For most responsible drivers, the idea of getting a DUI sounds completely out of the question. You understand how dangerous it is to drive under the influence of alcohol or drugs, and would never under any circumstances choose to drive while using either substance. What most people don’t realize, however, is that you can be arrested for driving under the influence of medications– even seemingly harmless prescription medications.

You Don’t Have To Be Drunk To Get a DUI

Driving “Under the Influence” is meant to be vague so that it can cover anything that would cause you to be impaired. In addition to alcohol and recreational drugs, just being drowsy from your allergy medication can get you arrested. A lot of prescription drugs have side-effects like dizziness, fatigue, and blurred vision, which can all impair your judgment and cause you to drive poorly.

While there’s no doubt you want to avoid an arrest, it’s important to remember that there could be a much worse scenario. If a medication you take changes your ability to think clearly, stay alert, or physically react, you risk the possibility of a catastrophic accident every time you drive.

The Facts

While many reports suggest a nationwide decrease in the number of drunk driving incidents in recent years, one statistic shows that around 16% of drivers on the road have some sort of judgment-impairing substance in their system while driving. This statistic is cause not only for you to be more cautious about driving when taking medications, but also a warning to lookout for reckless drivers around you and never hesitate to report incidents where you believe other drivers may be under the influence.

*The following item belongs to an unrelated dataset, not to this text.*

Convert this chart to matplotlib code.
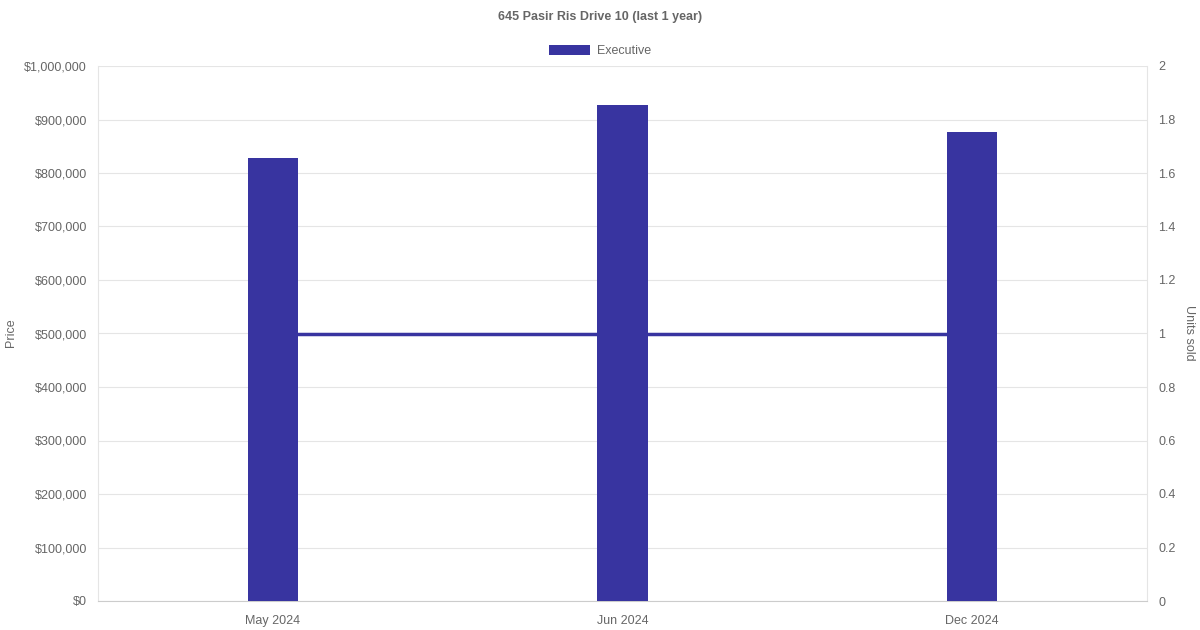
import matplotlib
matplotlib.use("Agg")
import matplotlib.pyplot as plt
from matplotlib.ticker import FuncFormatter, MultipleLocator

plt.rcParams["font.family"] = ["Liberation Sans", "DejaVu Sans"]

months = ["May 2024", "Jun 2024", "Dec 2024"]
prices = [828000, 927000, 877000]
units_sold = [1, 1, 1]
series_name = "Executive"
title = "645 Pasir Ris Drive 10 (last 1 year)"

bar_color = "#3834a0"
text_color = "#666666"
grid_color = "#e5e5e5"

fig = plt.figure(figsize=(12, 6.3), dpi=100)
ax = fig.add_axes([98 / 1200, 29 / 630, 1049 / 1200, 535 / 630])
ax2 = ax.twinx()

x = range(len(months))
ax.bar(x, prices, width=0.143, color=bar_color, zorder=3, label=series_name)
ax2.plot(list(x), units_sold, color=bar_color, linewidth=2.5, zorder=2)

# bars above the line, grid below both
ax.set_zorder(ax2.get_zorder() + 1)
ax.patch.set_visible(False)

ax.set_xlim(-0.5, len(months) - 0.5)
ax.set_ylim(0, 1000000)
ax2.set_ylim(0, 2)
ax.yaxis.set_major_locator(MultipleLocator(100000))
ax2.yaxis.set_major_locator(MultipleLocator(0.2))
ax.yaxis.set_major_formatter(FuncFormatter(lambda v, p: f"${v:,.0f}"))
ax2.yaxis.set_major_formatter(FuncFormatter(lambda v, p: f"{v:g}"))
ax.set_xticks(list(x))
ax.set_xticklabels(months)

ax.grid(False)
ax2.grid(axis="y", color=grid_color, linewidth=0.8, zorder=0)
ax2.set_axisbelow(True)

for a in (ax, ax2):
    for s in a.spines.values():
        s.set_visible(False)
    a.tick_params(colors=text_color, labelsize=9, length=0)
ax.spines["left"].set_visible(True)
ax.spines["left"].set_color(grid_color)
ax.spines["bottom"].set_visible(True)
ax.spines["bottom"].set_color("#cccccc")
ax2.spines["right"].set_visible(True)
ax2.spines["right"].set_color(grid_color)
ax.tick_params(axis="y", pad=8)
ax2.tick_params(axis="y", pad=8)
ax.tick_params(axis="x", pad=10)

fig.text(11 / 1200, 1 - 333 / 630, "Price", color=text_color, fontsize=9,
         rotation=90, ha="center", va="center")
fig.text(1189 / 1200, 1 - 333 / 630, "Units sold", color=text_color, fontsize=9,
         rotation=270, ha="center", va="center")

fig.text(0.5, 1 - 17 / 630, title, fontsize=9, fontweight="bold",
         color=text_color, ha="center", va="center")
fig.legend(loc="upper center", bbox_to_anchor=(0.5, 0.946), frameon=False,
           fontsize=9, labelcolor=text_color, handlelength=3.3, handleheight=0.8,
           handletextpad=0.5)

fig.savefig("out.png", dpi=100)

You should also beware of the effects of mixing medications that are harmless to take by themselves. Drug interactions can cause unexpected impairments. If you take Tylenol, for instance, and then take an asthma medication, the two drugs could cause increased drowsiness, depending on the dose of each medication.

What To Do

Understand the way your medications affect you. If you start taking a new medication, be aware if it is likely to make you sleepy or dizzy. Always be clear about how different drugs interact with each other and be cautious about taking any new meds unless you know how it will interact with your current prescriptions. When in doubt, have a designated driver – just as you would if you planned on drinking.